Nie jest nowiną, że w XIX wieku sprawy seksualności nie były publicznie poruszane jednak w zaciszu domowych ognisk seks, wbrew ogólnie przyjętym normom, był mniej występny i nieczysty.
Oto jak o seksie i seksualności kobiet wypowiadały się uczestniczki ankiety:
„Seks jest największym błogosławieństwem, jest piękny i cieszę się, że natura nas tym obdarowała” – kobieta urodzona w 1862r.
„Seks jest dla mnie naturalnym i fizycznym znakiem więzi duchowej i odnawianiem przysięgi małżeńskiej”. - kobieta urodzona w 1863r.
Nieco ponad połowa ankietowanych twierdziła, iż przed ślubem seks był dla nich wielką zagadką. Część kobiet oznajmiła, że wiedzę o seksie zdobyły „ z obserwacji zwierząt na farmach”.
35 ankietowanych przyznało iż pragnęły seksu, natomiast 34 kobiety potwierdziły, że przeżyły orgazm.
Dla połowy ankietowanych przyczyną odbycia stosunku seksualnego była obopólna przyjemność, natomiast 75% z nich przyznało, iż uprawia seks przynajmniej raz w tygodniu.

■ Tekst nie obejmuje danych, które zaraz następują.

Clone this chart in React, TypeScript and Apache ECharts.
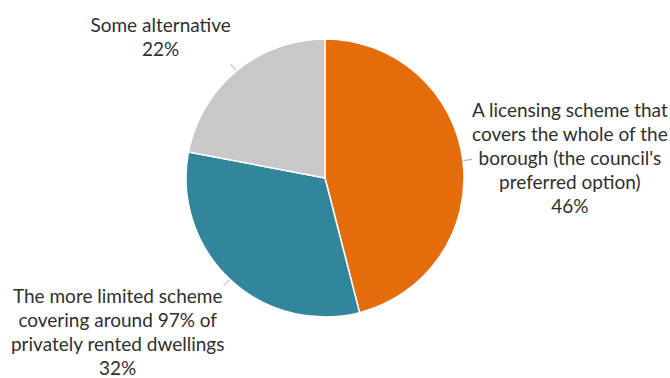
import React, { useEffect, useRef } from "react";
import * as echarts from "echarts";

const categories = [
  "A licensing scheme that\ncovers the whole of the\nborough (the council's\npreferred option)",
  "The more limited scheme\ncovering around 97% of\nprivately rented dwellings",
  "Some alternative",
];
const values = [46, 32, 22];
const colors = ["#E46C0A", "#31869B", "#C8C8C8"];
// label centre offsets from the end of each leader line
const labelOffsets = [
  [98, -2],
  [-106, 46],
  [-70, -27],
];

export default function App() {
  const ref = useRef<HTMLDivElement>(null);
  useEffect(() => {
    if (!ref.current) return;
    const chart = echarts.init(ref.current, null, { renderer: "svg" });
    chart.setOption({
      animation: false,
      backgroundColor: "#ffffff",
      series: [
        {
          type: "pie",
          center: [325, 178],
          radius: 139,
          startAngle: 90,
          clockwise: true,
          avoidLabelOverlap: false,
          itemStyle: { borderColor: "#ffffff", borderWidth: 1.5 },
          label: {
            show: true,
            position: "outside",
            fontFamily: "Lato",
            fontSize: 19,
            lineHeight: 24,
            color: "#2f2f2f",
            align: "center",
            formatter: (p: any) => `${p.name}\n${p.value}%`,
          },
          labelLine: {
            show: true,
            length: 9,
            length2: 0,
            lineStyle: { color: "#A6A6A6", width: 1 },
          },
          labelLayout: (params: any) => {
            const pts = params.labelLinePoints;
            const end = pts[pts.length - 1];
            const off = labelOffsets[params.dataIndex];
            return {
              x: end[0] + off[0],
              y: end[1] + off[1],
              align: "center",
              verticalAlign: "middle",
              labelLinePoints: pts,
            };
          },
          data: categories.map((name, i) => ({
            name,
            value: values[i],
            itemStyle: { color: colors[i] },
          })),
        },
      ],
    });
    return () => chart.dispose();
  }, []);
  return (
    <div
      ref={ref}
      style={{ position: "fixed", left: 0, top: 0, width: 670, height: 378 }}
    />
  );
}
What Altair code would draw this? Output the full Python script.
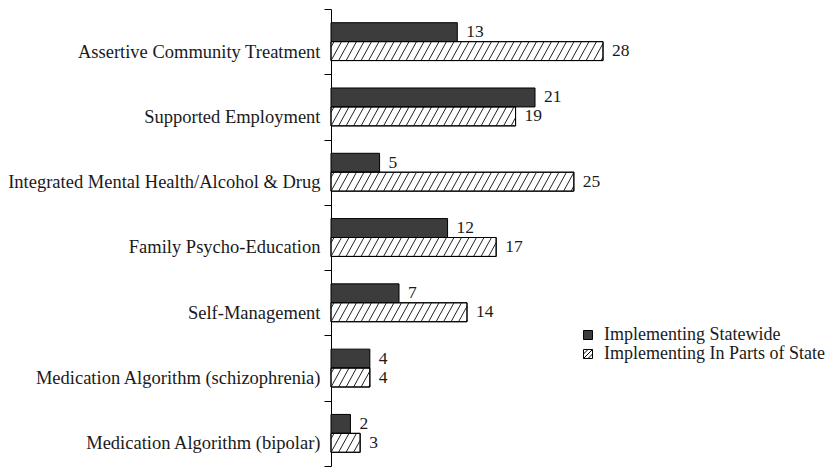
import json
import altair as alt
import pandas as pd

# ---- data ----
CATEGORIES = [
    "Assertive Community Treatment",
    "Supported Employment",
    "Integrated Mental Health/Alcohol & Drug",
    "Family Psycho-Education",
    "Self-Management",
    "Medication Algorithm (schizophrenia)",
    "Medication Algorithm (bipolar)",
]
STATEWIDE = [13, 21, 5, 12, 7, 4, 2]
PARTS = [28, 19, 25, 17, 14, 4, 3]
SERIES = ["Implementing Statewide", "Implementing In Parts of State"]

# ---- layout / style ----
WIDTH, HEIGHT = 272, 457
XMAX = 28
PAD = 0.21            # empty fraction of each band above/below the bar pair
DARK = "#3c3c3c"
FONT = "Liberation Serif"
TXT = "#1a1a1a"
N = len(CATEGORIES)

rows = []
for i, (c, s, p) in enumerate(zip(CATEGORIES, STATEWIDE, PARTS)):
    rows.append(dict(cat=c, series=SERIES[0], value=s, zero=0,
                     y=i + PAD, y2=i + 0.5, ymid=i + (PAD + 0.5) / 2))
    rows.append(dict(cat=c, series=SERIES[1], value=p, zero=0,
                     y=i + 0.5, y2=i + 1 - PAD, ymid=i + (1.5 - PAD) / 2))
bars = pd.DataFrame(rows)

# hatch stripes for the "parts of state" bars (derived from PARTS)
px_per_unit = WIDTH / XMAX
band_px = HEIGHT / N
bar_h_px = (0.5 - PAD) * band_px
dx = 0.55 * bar_h_px / px_per_unit
step = 7.5 / px_per_unit
stripes = []
for i, v in enumerate(PARTS):
    yb, yt = i + 1 - PAD, i + 0.5
    a = -dx + step * 0.4
    while a < v:
        t0 = max(0.0, -a / dx)
        t1 = min(1.0, (v - a) / dx)
        if t1 > t0:
            stripes.append(dict(x=a + t0 * dx, x2=a + t1 * dx,
                                y=yb - t0 * (yb - yt), y2=yb - t1 * (yb - yt)))
        a += step
stripes = pd.DataFrame(stripes)

xs = alt.Scale(domain=[0, XMAX], nice=False, zero=True)
ys = alt.Scale(domain=[0, N], nice=False, zero=False, reverse=True)
fill_scale = alt.Scale(domain=SERIES, range=[DARK, "white"])
HATCH = "M-1,-1H1V1H-1Z M-1,0L0,-1 M-1,1L1,-1 M0,1L1,0"
shape_scale = alt.Scale(domain=SERIES, range=["square", HATCH])

label_expr = "datum.value < %d ? %s[datum.value] : ''" % (N, json.dumps(CATEGORIES))

legend_kw = dict(title=None, orient="none", legendX=248, legendY=317,
                 labelFont=FONT, labelFontSize=18, labelColor=TXT,
                 labelOffset=7, rowPadding=1, padding=0, symbolSize=81,
                 labelLimit=0,
                 symbolStrokeColor="black", symbolStrokeWidth=1)

bar_layer = alt.Chart(bars).mark_rect(stroke="black", strokeWidth=1).encode(
    x=alt.X("zero:Q", scale=xs, axis=None),
    x2="value:Q",
    y=alt.Y("y:Q", scale=ys, axis=alt.Axis(
        values=list(range(N + 1)), labelExpr=label_expr, labelOffset=42,
        tickSize=7, tickColor="black", domainColor="black", grid=False,
        title=None, labelFont=FONT, labelFontSize=18.5, labelColor=TXT,
        labelPadding=4, labelOverlap=False, labelBound=False, labelFlush=False,
        labelLimit=0)),
    y2="y2:Q",
    fill=alt.Fill("series:N", scale=fill_scale, legend=alt.Legend(**legend_kw)),
)

stripe_layer = alt.Chart(stripes).mark_rule(color="#222", strokeWidth=1).encode(
    x=alt.X("x:Q", scale=xs), x2="x2:Q",
    y=alt.Y("y:Q", scale=ys), y2="y2:Q",
)

outline_layer = alt.Chart(bars).transform_filter(
    alt.datum.series == SERIES[1]
).mark_rect(fillOpacity=0, stroke="black", strokeWidth=1).encode(
    x=alt.X("zero:Q", scale=xs), x2="value:Q",
    y=alt.Y("y:Q", scale=ys), y2="y2:Q",
)

text_layer = alt.Chart(bars).mark_text(
    align="left", baseline="middle", dx=9, font=FONT, fontSize=17.5, color=TXT
).encode(
    x=alt.X("value:Q", scale=xs),
    y=alt.Y("ymid:Q", scale=ys),
    text="value:Q",
)

legend_layer = alt.Chart(bars).transform_filter("false").mark_point(
    filled=True, size=81, stroke="black", strokeWidth=1, opacity=1
).encode(
    x=alt.X("value:Q", scale=xs),
    y=alt.Y("ymid:Q", scale=ys),
    fill=alt.Fill("series:N", scale=fill_scale, legend=alt.Legend(**legend_kw)),
    shape=alt.Shape("series:N", scale=shape_scale, legend=alt.Legend(**legend_kw)),
)

chart = alt.layer(bar_layer, stripe_layer, outline_layer, text_layer, legend_layer).properties(
    width=WIDTH, height=HEIGHT,
    autosize=alt.AutoSizeParams(type="none"),
    padding={"left": 323, "top": 1, "right": 226, "bottom": 1},
).configure_view(stroke=None)

chart.save("out.html", embed_options={"renderer": "svg", "actions": False})
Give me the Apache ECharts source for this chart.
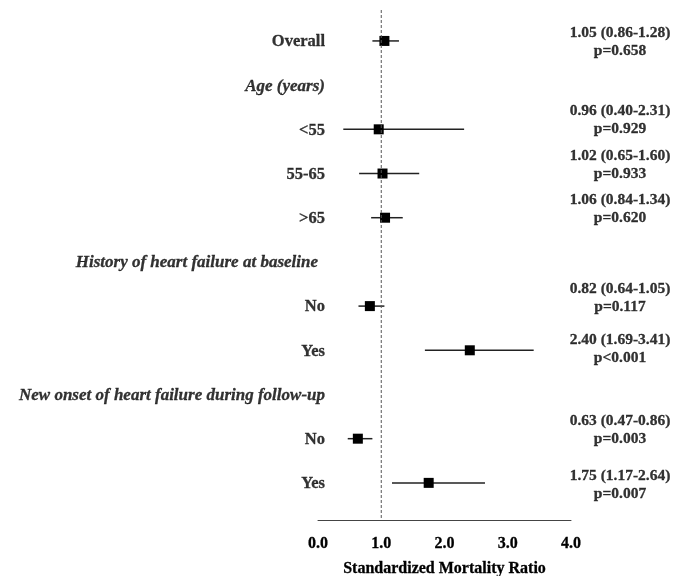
<!DOCTYPE html>
<html><head><meta charset="utf-8">
<script src="https://cdn.jsdelivr.net/npm/echarts@6/dist/echarts.min.js"></script>
<style>html,body{margin:0;padding:0;background:#fff}#c{width:678px;height:576px}</style>
</head><body><div id="c"></div>
<script>
// Data
var rowLabels = ['Overall','Age (years)','<55','55-65','>65','History of heart failure at baseline','No','Yes','New onset of heart failure during follow-up','No','Yes'];
var isHeader = [false,true,false,false,false,true,false,false,true,false,false];
var estimate = [1.05,null,0.96,1.02,1.06,null,0.82,2.40,null,0.63,1.75];
var lower    = [0.86,null,0.40,0.65,0.84,null,0.64,1.69,null,0.47,1.17];
var upper    = [1.28,null,2.31,1.60,1.34,null,1.05,3.41,null,0.86,2.64];
var pText    = ['p=0.658',null,'p=0.929','p=0.933','p=0.620',null,'p=0.117','p<0.001',null,'p=0.003','p=0.007'];
var xTicks = [0,1,2,3,4];
// style: vertical shift of right-hand text per row (px)
var textDy = [1.5,0,-9,-8.5,-8.5,0,-8.5,-1.5,0,-8.5,2];
var labelDx = [7,7,7,7,7,0,7,7,7,7,7];

var FONT = '"Liberation Serif", serif';
var chart = echarts.init(document.getElementById('c'), null, {renderer:'canvas'});

var ciData = [], labelData = [], rightData = [];
rowLabels.forEach(function(l, i){
  labelData.push({value:[0,i], label:{formatter:l, position:[labelDx[i],1],
    fontStyle: isHeader[i]?'italic':'normal', fontSize: isHeader[i]?17:16.5}});
  if (estimate[i] != null) {
    ciData.push([estimate[i], lower[i], upper[i], i]);
    var txt = estimate[i].toFixed(2)+' ('+lower[i].toFixed(2)+'-'+upper[i].toFixed(2)+')\n'+pText[i];
    rightData.push({value:[4,i], label:{formatter:txt, position:[49, textDy[i]]}});
  }
});

var option = {
  animation:false,
  backgroundColor:'#fff',
  grid:{left:318, right:107, top:10, bottom:56, containLabel:false, outerBoundsMode:'none'},
  xAxis:{type:'value', min:0, max:4, interval:1,
    axisLine:{show:true, onZero:false, lineStyle:{color:'#444', width:1}},
    axisTick:{show:false}, splitLine:{show:false},
    axisLabel:{margin:16, fontFamily:FONT, fontWeight:'bold', fontSize:16, color:'#000',
      textBorderColor:'#000', textBorderWidth:0.3,
      formatter:function(v){return v.toFixed(1);}},
    name:'Standardized Mortality Ratio', nameLocation:'middle', nameGap:41,
    nameTextStyle:{fontFamily:FONT, fontWeight:'bold', fontSize:16, color:'#000',
      textBorderColor:'#000', textBorderWidth:0.3}
  },
  yAxis:{type:'value', inverse:true, min:-0.7, max:10.84, show:false},
  series:[
    {type:'line', data:[[1,-0.7],[1,10.84]], symbol:'none',
      lineStyle:{color:'#555', width:1, type:[3,2]}, silent:true},
    {type:'custom', data:ciData,
      renderItem:function(params, api){
        var y = api.value(3);
        var pl = api.coord([api.value(1), y]);
        var ph = api.coord([api.value(2), y]);
        var pe = api.coord([api.value(0), y]);
        var s = 10;
        return {type:'group', children:[
          {type:'line', shape:{x1:pl[0], y1:pl[1], x2:ph[0], y2:ph[1]}, style:{stroke:'#222', lineWidth:1.5}},
          {type:'rect', shape:{x:pe[0]-s/2, y:pe[1]-s/2, width:s, height:s}, style:{fill:'#000'}}
        ]};
      }},
    {type:'scatter', data:labelData, symbolSize:0, silent:true,
      label:{show:true, align:'right', verticalAlign:'middle',
        fontFamily:FONT, fontWeight:'bold', color:'#000', textBorderColor:'#000', textBorderWidth:0.3}},
    {type:'scatter', data:rightData, symbolSize:0, silent:true,
      label:{show:true, align:'center', verticalAlign:'middle', lineHeight:18,
        fontFamily:FONT, fontWeight:'bold', fontSize:15.5, color:'#000', textBorderColor:'#000', textBorderWidth:0.3}}
  ]
};
chart.setOption(option);
</script></body></html>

Dr Clelia Duel Mosher (pracownik naukowy Uniwersytetu Wisconsin oraz Uniwersytetu Stanford w Kalifornii) nigdy nie opublikowała wyników swoich badań. Dopiero w 1973 roku na notatki zmarłej w 1940 roku dr. Mosher natknął się historyk Carl Degler. Do czasu publikacji ankiety przez Stanford Magazine w 2010 r. była ona dostępna jedynie w kręgach akademickich.